** START INPUT MATERIAL **
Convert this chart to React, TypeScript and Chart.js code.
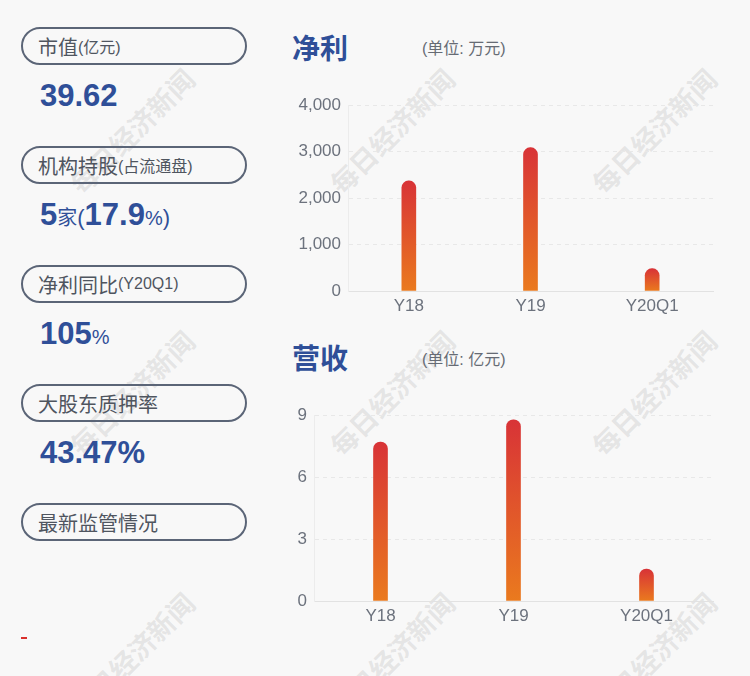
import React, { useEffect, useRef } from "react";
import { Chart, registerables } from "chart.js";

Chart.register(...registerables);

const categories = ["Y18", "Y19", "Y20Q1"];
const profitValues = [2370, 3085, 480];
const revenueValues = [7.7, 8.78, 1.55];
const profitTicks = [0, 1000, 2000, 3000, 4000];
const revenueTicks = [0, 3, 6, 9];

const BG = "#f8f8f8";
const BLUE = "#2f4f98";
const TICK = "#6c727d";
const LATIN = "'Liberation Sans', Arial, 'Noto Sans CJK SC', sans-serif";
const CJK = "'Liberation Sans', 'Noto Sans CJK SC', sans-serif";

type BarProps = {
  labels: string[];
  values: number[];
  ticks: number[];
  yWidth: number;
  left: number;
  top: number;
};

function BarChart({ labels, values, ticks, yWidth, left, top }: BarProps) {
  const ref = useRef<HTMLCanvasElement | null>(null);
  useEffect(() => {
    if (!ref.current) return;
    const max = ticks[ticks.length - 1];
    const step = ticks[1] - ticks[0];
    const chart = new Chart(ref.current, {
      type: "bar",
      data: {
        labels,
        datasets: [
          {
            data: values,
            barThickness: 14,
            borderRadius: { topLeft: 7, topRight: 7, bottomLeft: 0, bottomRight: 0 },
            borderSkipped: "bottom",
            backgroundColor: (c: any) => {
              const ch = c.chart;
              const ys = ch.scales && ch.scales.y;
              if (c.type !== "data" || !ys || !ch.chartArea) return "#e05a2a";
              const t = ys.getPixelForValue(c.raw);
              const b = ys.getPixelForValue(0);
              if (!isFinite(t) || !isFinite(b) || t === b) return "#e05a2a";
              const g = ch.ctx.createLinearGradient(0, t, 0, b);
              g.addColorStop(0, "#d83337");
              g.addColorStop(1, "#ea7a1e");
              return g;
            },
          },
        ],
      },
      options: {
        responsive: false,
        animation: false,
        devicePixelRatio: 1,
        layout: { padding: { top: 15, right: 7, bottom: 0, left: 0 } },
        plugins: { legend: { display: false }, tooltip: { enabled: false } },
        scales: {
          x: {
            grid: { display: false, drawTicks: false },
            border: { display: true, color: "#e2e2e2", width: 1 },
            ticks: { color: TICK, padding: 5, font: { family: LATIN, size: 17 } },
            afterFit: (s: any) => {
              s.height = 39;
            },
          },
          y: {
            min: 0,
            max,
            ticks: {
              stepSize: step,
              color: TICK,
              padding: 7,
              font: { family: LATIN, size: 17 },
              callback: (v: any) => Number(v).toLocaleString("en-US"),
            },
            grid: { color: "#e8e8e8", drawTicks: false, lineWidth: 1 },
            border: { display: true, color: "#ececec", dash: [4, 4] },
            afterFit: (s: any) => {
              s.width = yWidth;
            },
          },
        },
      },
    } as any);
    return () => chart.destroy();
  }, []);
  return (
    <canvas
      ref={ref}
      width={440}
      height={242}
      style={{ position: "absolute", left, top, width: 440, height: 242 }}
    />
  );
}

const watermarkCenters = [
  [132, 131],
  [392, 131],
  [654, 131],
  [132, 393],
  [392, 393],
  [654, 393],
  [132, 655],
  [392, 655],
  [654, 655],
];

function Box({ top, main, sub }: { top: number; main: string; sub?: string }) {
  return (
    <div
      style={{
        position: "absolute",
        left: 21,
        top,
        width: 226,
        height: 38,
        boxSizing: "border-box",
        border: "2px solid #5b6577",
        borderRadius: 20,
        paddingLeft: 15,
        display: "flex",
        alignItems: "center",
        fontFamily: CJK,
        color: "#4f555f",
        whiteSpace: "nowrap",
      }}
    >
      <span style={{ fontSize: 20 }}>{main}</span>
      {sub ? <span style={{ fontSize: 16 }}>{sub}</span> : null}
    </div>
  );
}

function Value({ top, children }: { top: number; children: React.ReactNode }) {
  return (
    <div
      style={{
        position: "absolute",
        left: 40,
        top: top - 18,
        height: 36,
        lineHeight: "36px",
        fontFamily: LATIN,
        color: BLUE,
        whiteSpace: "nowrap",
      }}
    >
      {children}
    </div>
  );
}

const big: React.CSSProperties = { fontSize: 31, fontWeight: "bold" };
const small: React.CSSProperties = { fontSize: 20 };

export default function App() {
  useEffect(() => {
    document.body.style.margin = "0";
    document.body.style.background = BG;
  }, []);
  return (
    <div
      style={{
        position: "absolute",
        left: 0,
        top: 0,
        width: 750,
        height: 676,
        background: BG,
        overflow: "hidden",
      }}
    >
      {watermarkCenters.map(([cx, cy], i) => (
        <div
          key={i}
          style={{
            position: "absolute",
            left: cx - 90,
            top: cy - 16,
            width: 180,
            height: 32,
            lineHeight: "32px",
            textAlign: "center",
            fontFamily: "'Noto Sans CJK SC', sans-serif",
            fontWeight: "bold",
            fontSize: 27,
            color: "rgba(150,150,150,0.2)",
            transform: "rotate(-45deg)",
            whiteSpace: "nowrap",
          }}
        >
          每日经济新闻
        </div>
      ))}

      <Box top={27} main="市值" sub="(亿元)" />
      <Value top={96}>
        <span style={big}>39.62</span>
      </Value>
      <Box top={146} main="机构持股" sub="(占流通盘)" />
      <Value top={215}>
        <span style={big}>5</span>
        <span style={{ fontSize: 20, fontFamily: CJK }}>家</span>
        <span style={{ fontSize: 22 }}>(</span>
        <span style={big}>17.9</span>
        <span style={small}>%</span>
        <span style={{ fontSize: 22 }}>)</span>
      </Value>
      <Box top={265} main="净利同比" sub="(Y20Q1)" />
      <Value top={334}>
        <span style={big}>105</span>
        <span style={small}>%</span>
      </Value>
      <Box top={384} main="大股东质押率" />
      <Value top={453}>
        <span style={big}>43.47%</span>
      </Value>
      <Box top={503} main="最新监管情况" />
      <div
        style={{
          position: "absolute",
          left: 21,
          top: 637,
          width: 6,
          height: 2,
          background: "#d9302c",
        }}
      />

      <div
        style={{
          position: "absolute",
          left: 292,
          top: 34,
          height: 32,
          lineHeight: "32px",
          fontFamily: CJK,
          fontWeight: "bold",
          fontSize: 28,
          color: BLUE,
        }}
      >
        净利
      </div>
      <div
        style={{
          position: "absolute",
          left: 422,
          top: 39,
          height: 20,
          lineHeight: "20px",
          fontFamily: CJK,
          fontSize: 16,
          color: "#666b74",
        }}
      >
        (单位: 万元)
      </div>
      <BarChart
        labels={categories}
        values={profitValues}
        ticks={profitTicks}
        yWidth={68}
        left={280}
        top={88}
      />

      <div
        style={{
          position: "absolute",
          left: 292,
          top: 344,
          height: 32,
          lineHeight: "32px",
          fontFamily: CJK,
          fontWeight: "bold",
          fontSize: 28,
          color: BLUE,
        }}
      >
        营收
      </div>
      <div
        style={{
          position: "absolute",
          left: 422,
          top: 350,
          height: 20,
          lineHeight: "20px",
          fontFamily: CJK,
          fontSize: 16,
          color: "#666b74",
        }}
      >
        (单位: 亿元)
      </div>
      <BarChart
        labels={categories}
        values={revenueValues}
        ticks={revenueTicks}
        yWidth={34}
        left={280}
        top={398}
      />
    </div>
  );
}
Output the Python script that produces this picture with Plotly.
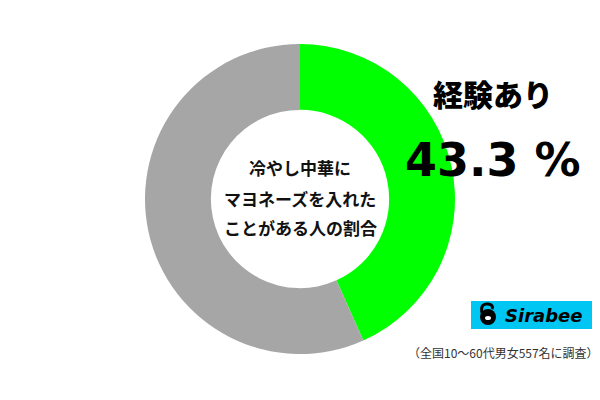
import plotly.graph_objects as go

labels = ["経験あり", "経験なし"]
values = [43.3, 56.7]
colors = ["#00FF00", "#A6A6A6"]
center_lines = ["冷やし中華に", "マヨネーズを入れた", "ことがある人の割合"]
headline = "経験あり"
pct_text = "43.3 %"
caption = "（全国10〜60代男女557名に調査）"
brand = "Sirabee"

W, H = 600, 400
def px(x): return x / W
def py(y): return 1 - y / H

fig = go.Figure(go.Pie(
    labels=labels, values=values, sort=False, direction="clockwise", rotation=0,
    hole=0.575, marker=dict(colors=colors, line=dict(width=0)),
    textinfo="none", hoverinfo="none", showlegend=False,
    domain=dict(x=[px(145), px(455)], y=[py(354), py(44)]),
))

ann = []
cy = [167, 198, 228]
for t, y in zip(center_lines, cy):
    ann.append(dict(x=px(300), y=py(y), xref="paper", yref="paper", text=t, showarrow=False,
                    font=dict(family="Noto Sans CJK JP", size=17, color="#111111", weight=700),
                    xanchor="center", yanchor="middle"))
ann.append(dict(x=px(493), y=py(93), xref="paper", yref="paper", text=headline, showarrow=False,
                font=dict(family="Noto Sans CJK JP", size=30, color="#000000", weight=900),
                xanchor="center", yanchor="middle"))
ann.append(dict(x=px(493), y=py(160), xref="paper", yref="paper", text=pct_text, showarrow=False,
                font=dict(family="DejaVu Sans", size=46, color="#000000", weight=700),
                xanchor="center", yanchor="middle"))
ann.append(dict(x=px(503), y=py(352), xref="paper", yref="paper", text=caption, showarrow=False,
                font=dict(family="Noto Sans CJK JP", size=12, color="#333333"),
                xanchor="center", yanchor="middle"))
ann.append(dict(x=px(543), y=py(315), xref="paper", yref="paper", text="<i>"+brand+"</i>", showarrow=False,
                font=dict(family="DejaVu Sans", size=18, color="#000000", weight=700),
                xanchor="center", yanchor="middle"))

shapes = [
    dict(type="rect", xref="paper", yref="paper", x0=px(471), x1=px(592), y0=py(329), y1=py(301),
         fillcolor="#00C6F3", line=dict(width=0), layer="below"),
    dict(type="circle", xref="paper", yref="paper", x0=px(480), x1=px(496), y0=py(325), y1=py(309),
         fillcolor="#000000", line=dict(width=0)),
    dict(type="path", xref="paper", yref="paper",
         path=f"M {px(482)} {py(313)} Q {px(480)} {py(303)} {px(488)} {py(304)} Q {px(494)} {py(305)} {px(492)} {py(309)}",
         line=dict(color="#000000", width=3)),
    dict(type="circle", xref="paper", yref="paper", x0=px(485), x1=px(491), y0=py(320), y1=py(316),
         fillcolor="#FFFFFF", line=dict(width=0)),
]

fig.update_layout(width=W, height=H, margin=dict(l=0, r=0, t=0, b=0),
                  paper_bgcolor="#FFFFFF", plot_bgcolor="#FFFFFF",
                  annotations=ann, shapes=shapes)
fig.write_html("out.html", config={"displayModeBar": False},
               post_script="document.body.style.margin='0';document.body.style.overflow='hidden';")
** END INPUT MATERIAL **
§ **PROBLEM TO WORK ON**: Extract the lines exactly, please: the first line of the listing, the line with "Chart.register(...registerables);", and every line between them, but no pictures.

§ **ANSWER FOR THE TASK**:
Convert this chart to React, TypeScript and Chart.js code.
import React, { useEffect, useRef } from "react";
import { Chart, registerables } from "chart.js";

Chart.register(...registerables);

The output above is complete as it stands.